Apparently one could not even enter this world properly (or be introduced to it) without a bundle handkerchief! Is this where the stork with the bundled baby comes from? According to Elisabeth, No Salem infant, even without the requisite number of great-grandfathers and grandmothers, could be considered to have been properly introduced to society until it had dangled in a bundle handkerchief from a pair of steelyards, while its weight was recorded in the family Bible at the end of the family pedigree. She also included her own childhood memory of accompanying the family servants, armed with “two great bundle handkerchiefs of coarse blue and white checked gingham” to Mr. Hathaway’s bakery on Sunday mornings after church to retrieve the baked beans and brown bread which had been placed in his cavernous oven the day before. Salem women packed their soldiers’ trunks with prayer books from Mr. Wilde and medicine chests from Mr. (not Mrs.?) Pinkham, as well a selection of fine new bundle handkerchiefs, and three of these, of dark red silk, with the name embroidered in one corner, came home in one soldier’s trunk, brought by a guard of honor; for Salem gave the first of the Essex County heroes who laid down their lives for their country in the war of the Rebellion, as she did in the war of the Revolution. I wonder if she is referring to her own father here, Lt. Colonel Henry Merritt, who was killed at the Battle of New Bern in March of 1862.

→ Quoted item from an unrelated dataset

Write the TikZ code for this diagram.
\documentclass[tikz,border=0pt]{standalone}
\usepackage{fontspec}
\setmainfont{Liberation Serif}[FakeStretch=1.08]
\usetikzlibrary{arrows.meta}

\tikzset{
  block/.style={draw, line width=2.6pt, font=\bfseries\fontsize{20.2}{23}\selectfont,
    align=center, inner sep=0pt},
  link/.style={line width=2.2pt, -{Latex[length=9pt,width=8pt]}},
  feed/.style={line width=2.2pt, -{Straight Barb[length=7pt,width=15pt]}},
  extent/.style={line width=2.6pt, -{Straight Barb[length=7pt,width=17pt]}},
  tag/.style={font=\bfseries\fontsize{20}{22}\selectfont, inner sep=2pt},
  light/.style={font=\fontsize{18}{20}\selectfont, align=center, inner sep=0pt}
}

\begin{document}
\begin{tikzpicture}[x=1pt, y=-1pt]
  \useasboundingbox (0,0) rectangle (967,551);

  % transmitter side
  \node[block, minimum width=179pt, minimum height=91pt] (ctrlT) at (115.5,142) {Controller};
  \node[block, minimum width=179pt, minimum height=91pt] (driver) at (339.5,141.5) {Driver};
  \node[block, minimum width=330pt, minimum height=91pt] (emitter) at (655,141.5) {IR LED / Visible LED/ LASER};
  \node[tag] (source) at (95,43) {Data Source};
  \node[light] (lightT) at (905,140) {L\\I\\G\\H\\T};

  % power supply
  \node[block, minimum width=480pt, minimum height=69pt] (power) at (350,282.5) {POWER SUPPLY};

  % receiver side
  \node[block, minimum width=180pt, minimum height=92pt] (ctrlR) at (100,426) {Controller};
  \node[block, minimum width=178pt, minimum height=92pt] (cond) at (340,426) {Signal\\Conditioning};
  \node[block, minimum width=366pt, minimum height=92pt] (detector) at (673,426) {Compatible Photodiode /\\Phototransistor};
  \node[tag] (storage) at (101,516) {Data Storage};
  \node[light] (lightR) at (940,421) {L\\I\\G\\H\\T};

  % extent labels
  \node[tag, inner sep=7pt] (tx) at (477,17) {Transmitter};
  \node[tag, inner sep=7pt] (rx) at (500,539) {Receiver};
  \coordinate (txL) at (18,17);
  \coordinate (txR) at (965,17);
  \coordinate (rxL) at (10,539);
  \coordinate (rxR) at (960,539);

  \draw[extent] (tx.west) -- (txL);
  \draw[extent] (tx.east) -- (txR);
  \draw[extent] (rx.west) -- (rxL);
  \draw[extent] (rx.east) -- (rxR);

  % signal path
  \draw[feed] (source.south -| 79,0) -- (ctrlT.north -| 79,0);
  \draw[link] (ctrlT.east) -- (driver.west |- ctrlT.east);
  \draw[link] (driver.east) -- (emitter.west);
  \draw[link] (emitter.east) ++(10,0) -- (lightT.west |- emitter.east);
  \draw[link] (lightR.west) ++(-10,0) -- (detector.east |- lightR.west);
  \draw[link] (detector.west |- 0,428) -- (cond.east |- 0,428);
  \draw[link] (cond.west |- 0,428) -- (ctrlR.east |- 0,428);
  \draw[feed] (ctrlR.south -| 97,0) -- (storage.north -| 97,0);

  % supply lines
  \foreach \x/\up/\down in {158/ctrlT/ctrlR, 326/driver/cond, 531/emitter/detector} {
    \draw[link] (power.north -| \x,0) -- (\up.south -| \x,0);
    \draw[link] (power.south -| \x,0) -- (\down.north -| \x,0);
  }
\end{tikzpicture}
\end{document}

Not blue and white, but the best I could do: a recipe card from the 1950s; Mr. Hathaway’s Bakery or the “Old Bakery” (now the Hooper Hathaway House on the campus of the House of the Seven Gables) in its original location at 21 Washington Street, Historic New England; Elisabeth Merritt Gosse in 1905, upon the occasion of the dedication of a boulder commemorating her father’s regiment near Salem Common.

Elisabeth Merritt Gosse recounts her last memory of a bundle handkerchief on the streets of Salem, wrapped around a book and carried by Mr. John Andrews in and out of the Salem Athenaeum, and observes that her title topic is as vivid a bit of color in Salem’s history as is Alice Flint’s silk hood, the frigate Essex, the North Bridge or even the House of the Seven Gables; and to speak of it calls up a long line of Salem’s sires and dames who took pride and pleasure and comfort in its use. [Another Salem memoirist, Harriet Bates or “Eleanor Putnam,” went even further: “The bundle handkerchief is as essential a figure in Salem history as the witches themselves.”] The bundle handkerchief’s time had passed in 1896, however, replaced by paper and string, prosaic, rustling, tearable, and to be quickly thrown aside and thrown away. This is not a good development in Elisabeth Merritt Gosse’s estimation, but as she died at the venerable age of 86 in 1936, we can at least be glad that she didn’t live long enough to see plastic.

Elisabeth Merritt Gosse was referencing the OLD Salem Athenaeum, now one of the Peabody Essex Museum’s empty buildings further up on Essex Street, but as I happened to be walking by the present one today, I snapped this photograph.